NHS adopts the carrot approach to staff wellbeing – but will it pay off?
Employers are to be offered grants in return for tackling stress, back injury, burnout and unhealthy eating among their staff, writes Chris Longhurst
Employers are to be offered grants in return for tackling stress, back injury, burnout and unhealthy eating among their staff, writes Chris Longhurst.
NHS England is to offer trusts financial incentives to boost their employees’ wellbeing.
Hospitals and other providers will be funded to provide physiotherapy, occupational therapy and counselling for staff who need them. They will be encouraged to organise physical activities such as fitness classes or running clubs, and to improve the quality of food available to staff, day and night.

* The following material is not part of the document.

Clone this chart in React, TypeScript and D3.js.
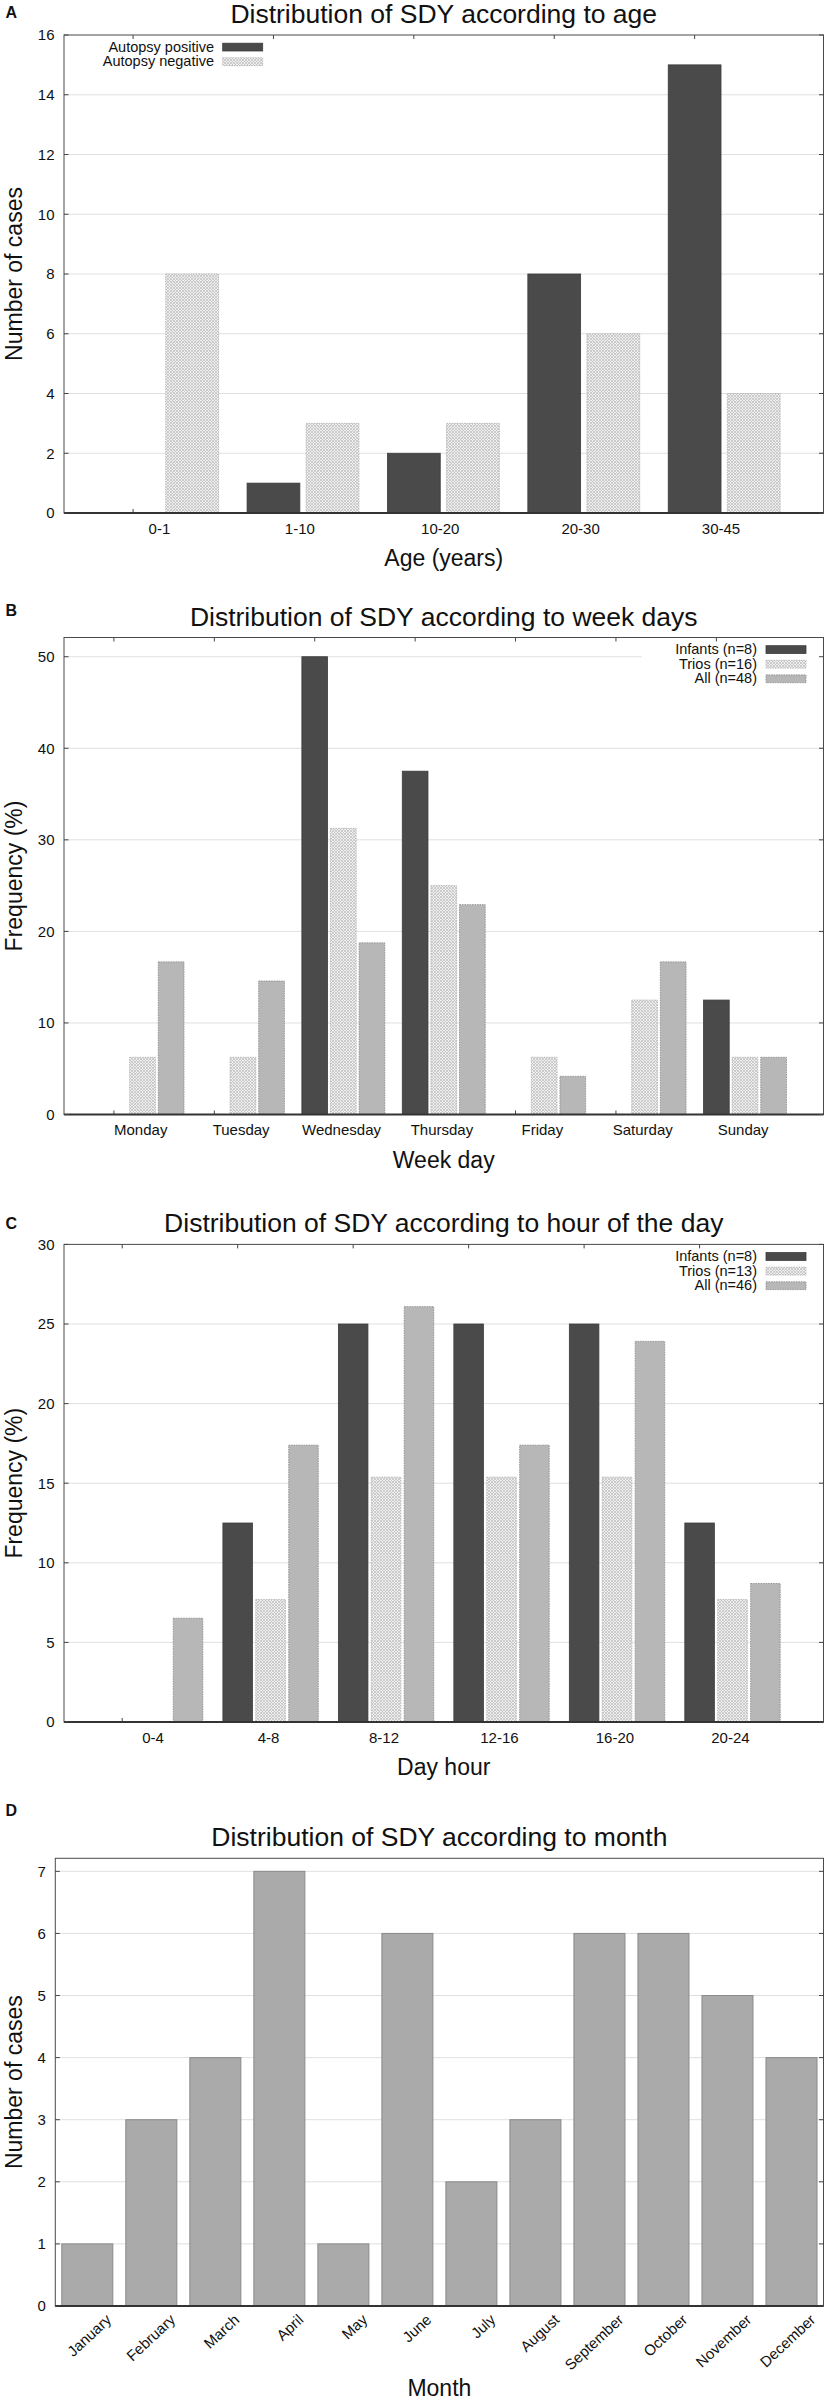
import React, { useEffect, useRef } from 'react';
import * as d3 from 'd3';

// ---------------- Data ----------------
const ageGroups = ['0-1', '1-10', '10-20', '20-30', '30-45'];
const autopsyPositive = [0, 1, 2, 8, 15];
const autopsyNegative = [8, 3, 3, 6, 4];

const weekDays = ['Monday', 'Tuesday', 'Wednesday', 'Thursday', 'Friday', 'Saturday', 'Sunday'];
const weekInfants = [0, 0, 50, 37.5, 0, 0, 12.5];
const weekTrios = [6.25, 6.25, 31.25, 25, 6.25, 12.5, 6.25];
const weekAll = [16.67, 14.58, 18.75, 22.92, 4.17, 16.67, 6.25];

const hourBins = ['0-4', '4-8', '8-12', '12-16', '16-20', '20-24'];
const hourInfants = [0, 12.5, 25, 25, 25, 12.5];
const hourTrios = [0, 7.69, 15.38, 15.38, 15.38, 7.69];
const hourAll = [6.52, 17.39, 26.09, 17.39, 23.91, 8.7];

const months = ['January', 'February', 'March', 'April', 'May', 'June', 'July', 'August', 'September', 'October', 'November', 'December'];
const monthCases = [1, 3, 4, 7, 1, 6, 2, 3, 6, 6, 5, 4];

const W = 826;
const H = 2402;
const FONT = '"Liberation Sans", Arial, Helvetica, sans-serif';

type Kind = 'dark' | 'hatch' | 'mid' | 'month';
interface Series { name: string; values: number[]; kind: Kind; center: number; }
interface PanelOpts {
  letter: string; letterY: number;
  title: string; xLabel: string; yLabel: string;
  categories: string[]; series: Series[];
  left: number; right: number; top: number; bottom: number;
  yMax: number; yTickMax: number; yStep: number;
  xDomain: [number, number]; barW: number;
  stub: number | null;
  legend: null | { textRight: number; swatchX: number; box: null | { x: number; h: number } };
  rotate: boolean; topTicks: boolean;
}

function styleBar(sel: any, kind: Kind) {
  if (kind === 'dark') sel.attr('fill', '#4a4a4a').attr('stroke', '#3c3c3c').attr('stroke-width', 0.8);
  else if (kind === 'hatch') sel.attr('fill', 'url(#hatch)').attr('stroke', '#b4b4b4').attr('stroke-width', 0.9).attr('stroke-dasharray', '1.5,1');
  else if (kind === 'mid') sel.attr('fill', '#b7b7b7').attr('stroke', '#8e8e8e').attr('stroke-width', 0.9).attr('stroke-dasharray', '1.5,1');
  else sel.attr('fill', '#aaaaaa').attr('stroke', '#8a8a8a').attr('stroke-width', 1);
}

function drawPanel(svg: any, p: PanelOpts) {
  const g = svg.append('g');
  const x = d3.scaleLinear().domain(p.xDomain).range([p.left, p.right]);
  const y = d3.scaleLinear().domain([0, p.yMax]).range([p.bottom, p.top]);
  const ticks = d3.range(0, p.yTickMax + 1e-9, p.yStep);
  const bw = x(p.barW) - x(0);

  // gridlines
  g.selectAll('line.grid')
    .data(ticks.filter((t) => t > 0 && y(t) > p.top + 1))
    .join('line')
    .attr('x1', p.left).attr('x2', p.right)
    .attr('y1', (d: number) => y(d)).attr('y2', (d: number) => y(d))
    .attr('stroke', '#e0e0e0').attr('stroke-width', 1);

  // legend white box
  if (p.legend && p.legend.box) {
    g.append('rect').attr('x', p.legend.box.x).attr('y', p.top + 1)
      .attr('width', p.right - p.legend.box.x - 1).attr('height', p.legend.box.h)
      .attr('fill', '#fff');
  }

  // small x tics (bottom / top)
  if (p.stub !== null) {
    const st = p.stub;
    g.selectAll('line.stub').data(p.categories).join('line')
      .attr('x1', (_d: string, i: number) => x(i + st)).attr('x2', (_d: string, i: number) => x(i + st))
      .attr('y1', p.bottom).attr('y2', p.bottom - 4)
      .attr('stroke', '#444').attr('stroke-width', 1);
    if (p.topTicks) {
      g.selectAll('line.stubt').data(p.categories).join('line')
        .attr('x1', (_d: string, i: number) => x(i + st)).attr('x2', (_d: string, i: number) => x(i + st))
        .attr('y1', p.top).attr('y2', p.top + 4)
        .attr('stroke', '#444').attr('stroke-width', 1);
    }
  }

  // bars
  p.series.forEach((s) => {
    const sel = g.append('g').selectAll('rect')
      .data(s.values.map((v, i) => ({ v, i })).filter((d) => d.v > 0))
      .join('rect')
      .attr('x', (d: any) => x(d.i + s.center) - bw / 2)
      .attr('width', bw)
      .attr('y', (d: any) => y(d.v))
      .attr('height', (d: any) => y(0) - y(d.v));
    styleBar(sel, s.kind);
  });

  // frame
  g.append('rect').attr('x', p.left).attr('y', p.top)
    .attr('width', p.right - p.left).attr('height', p.bottom - p.top)
    .attr('fill', 'none').attr('stroke', '#4a4a4a').attr('stroke-width', 1);
  g.append('line').attr('x1', p.left).attr('x2', p.right).attr('y1', p.bottom).attr('y2', p.bottom)
    .attr('stroke', '#333').attr('stroke-width', 2);

  // y ticks inside left and right
  g.selectAll('line.yt').data(ticks).join('line')
    .attr('x1', p.left).attr('x2', p.left + 4.5)
    .attr('y1', (d: number) => y(d)).attr('y2', (d: number) => y(d))
    .attr('stroke', '#444');
  g.selectAll('line.yt2').data(ticks).join('line')
    .attr('x1', p.right).attr('x2', p.right - 4.5)
    .attr('y1', (d: number) => y(d)).attr('y2', (d: number) => y(d))
    .attr('stroke', '#444');

  // y tick labels
  g.selectAll('text.ytl').data(ticks).join('text')
    .attr('x', p.left - 9.5).attr('y', (d: number) => y(d)).attr('dy', '0.36em')
    .attr('text-anchor', 'end').attr('font-size', 15).attr('font-family', FONT).attr('fill', '#111')
    .text((d: number) => d3.format('d')(d));

  // x tick labels
  if (p.rotate) {
    g.selectAll('text.xtl').data(p.categories).join('text')
      .attr('transform', (_d: string, i: number) => `translate(${x(i) + 25},${p.bottom + 15}) rotate(-43)`)
      .attr('text-anchor', 'end').attr('font-size', 15).attr('font-family', FONT).attr('fill', '#111')
      .text((d: string) => d);
  } else {
    g.selectAll('text.xtl').data(p.categories).join('text')
      .attr('x', (_d: string, i: number) => x(i)).attr('y', p.bottom + 20.5)
      .attr('text-anchor', 'middle').attr('font-size', 15).attr('font-family', FONT).attr('fill', '#111')
      .text((d: string) => d);
  }

  const cx = (p.left + p.right) / 2;
  // title
  g.append('text').attr('x', cx).attr('y', p.top - 12).attr('text-anchor', 'middle')
    .attr('font-size', 26.5).attr('font-family', FONT).attr('fill', '#111').text(p.title);
  // x label
  g.append('text').attr('x', cx).attr('y', p.rotate ? 2396 : p.bottom + 53).attr('text-anchor', 'middle')
    .attr('font-size', 23).attr('font-family', FONT).attr('fill', '#111').text(p.xLabel);
  // y label
  g.append('text').attr('transform', `translate(22,${(p.top + p.bottom) / 2}) rotate(-90)`)
    .attr('text-anchor', 'middle').attr('font-size', 23).attr('font-family', FONT).attr('fill', '#111')
    .text(p.yLabel);
  // panel letter
  g.append('text').attr('x', 5.5).attr('y', p.letterY).attr('font-size', 16).attr('font-weight', 'bold')
    .attr('font-family', FONT).attr('fill', '#111').text(p.letter);

  // legend
  if (p.legend) {
    const lg = p.legend;
    p.series.forEach((s, k) => {
      const base = p.top + 16.5 + k * 14.6;
      g.append('text').attr('x', lg.textRight).attr('y', base).attr('text-anchor', 'end')
        .attr('font-size', 14.5).attr('font-family', FONT).attr('fill', '#111').text(s.name);
      const r = g.append('rect').attr('x', lg.swatchX).attr('y', base - 8.3).attr('width', 40).attr('height', 7.8);
      styleBar(r, s.kind);
    });
  }
}

function App() {
  const ref = useRef<SVGSVGElement | null>(null);

  useEffect(() => {
    document.body.style.margin = '0';
    const svg = d3.select(ref.current);
    svg.selectAll('*').remove();
    svg.append('rect').attr('width', W).attr('height', H).attr('fill', '#fff');

    const defs = svg.append('defs');
    const pat = defs.append('pattern').attr('id', 'hatch').attr('patternUnits', 'userSpaceOnUse')
      .attr('width', 3).attr('height', 3);
    pat.append('rect').attr('width', 3).attr('height', 3).attr('fill', '#efefef');
    pat.append('path').attr('d', 'M0,0 L3,3 M3,0 L0,3').attr('stroke', '#bdbdbd').attr('stroke-width', 0.7);

    const step3 = 0.285;
    const shift3 = 0.018;

    drawPanel(svg, {
      letter: 'A', letterY: 17.5,
      title: 'Distribution of SDY according to age', xLabel: 'Age (years)', yLabel: 'Number of cases',
      categories: ageGroups,
      series: [
        { name: 'Autopsy positive', values: autopsyPositive, kind: 'dark', center: -0.188 },
        { name: 'Autopsy negative', values: autopsyNegative, kind: 'hatch', center: 0.233 },
      ],
      left: 64, right: 823.5, top: 35, bottom: 513,
      yMax: 16, yTickMax: 16, yStep: 2,
      xDomain: [-0.68, 4.73], barW: 0.376, stub: -0.188,
      legend: { textRight: 214, swatchX: 222.7, box: null },
      rotate: false, topTicks: true,
    });

    drawPanel(svg, {
      letter: 'B', letterY: 615.5,
      title: 'Distribution of SDY according to week days', xLabel: 'Week day', yLabel: 'Frequency (%)',
      categories: weekDays,
      series: [
        { name: 'Infants (n=8)', values: weekInfants, kind: 'dark', center: shift3 - step3 },
        { name: 'Trios (n=16)', values: weekTrios, kind: 'hatch', center: shift3 },
        { name: 'All (n=48)', values: weekAll, kind: 'mid', center: shift3 + step3 },
      ],
      left: 64, right: 823.5, top: 637.5, bottom: 1114.5,
      yMax: 52.1, yTickMax: 50, yStep: 10,
      xDomain: [-0.764, 6.8], barW: 0.256, stub: shift3 - step3,
      legend: { textRight: 757, swatchX: 766, box: { x: 641.7, h: 52 } },
      rotate: false, topTicks: true,
    });

    drawPanel(svg, {
      letter: 'C', letterY: 1228.7,
      title: 'Distribution of SDY according to hour of the day', xLabel: 'Day hour', yLabel: 'Frequency (%)',
      categories: hourBins,
      series: [
        { name: 'Infants (n=8)', values: hourInfants, kind: 'dark', center: shift3 - step3 },
        { name: 'Trios (n=13)', values: hourTrios, kind: 'hatch', center: shift3 },
        { name: 'All (n=46)', values: hourAll, kind: 'mid', center: shift3 + step3 },
      ],
      left: 64, right: 823.5, top: 1244.4, bottom: 1722,
      yMax: 30, yTickMax: 30, yStep: 5,
      xDomain: [-0.771, 5.806], barW: 0.256, stub: shift3 - step3,
      legend: { textRight: 757, swatchX: 766, box: { x: 641.7, h: 52 } },
      rotate: false, topTicks: true,
    });

    drawPanel(svg, {
      letter: 'D', letterY: 1816,
      title: 'Distribution of SDY according to month', xLabel: 'Month', yLabel: 'Number of cases',
      categories: months,
      series: [{ name: 'Cases', values: monthCases, kind: 'month', center: 0 }],
      left: 55.3, right: 823.5, top: 1858.3, bottom: 2306,
      yMax: 7.21, yTickMax: 7, yStep: 1,
      xDomain: [-0.5, 11.5], barW: 0.797, stub: null,
      legend: null,
      rotate: true, topTicks: false,
    });
  }, []);

  return (
    <div style={{ position: 'absolute', left: 0, top: 0, width: W, height: H, overflow: 'hidden' }}>
      <svg ref={ref} width={W} height={H} style={{ display: 'block' }} />
    </div>
  );
}

export default App;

Public Health England says staff sickness absence is costing the NHS £2.4 billion a year, which amounts to £1 in every £40 of the total NHS budget.
Department of Health figures suggest that of the 1.3 million staff working in the NHS in England, 300,000 are obese and a further 400,000 are overweight.
An NHS England spokesperson described the financial incentives – trusts can apply for a share of a £600 million fund – as a ‘bonus’ on top of the work they already do to promote workforce wellbeing.
One way to qualify for a grant is to show an increase in staff influenza vaccination rates. One of the initiatives is to increase the overall vaccine uptake rate in the NHS from about 50% to 75%.
NHS England will use the annual staff survey to help it decide which trusts receive funding. It will look for examples of staff stating that their employer is addressing problems such as work-related stress and back injuries.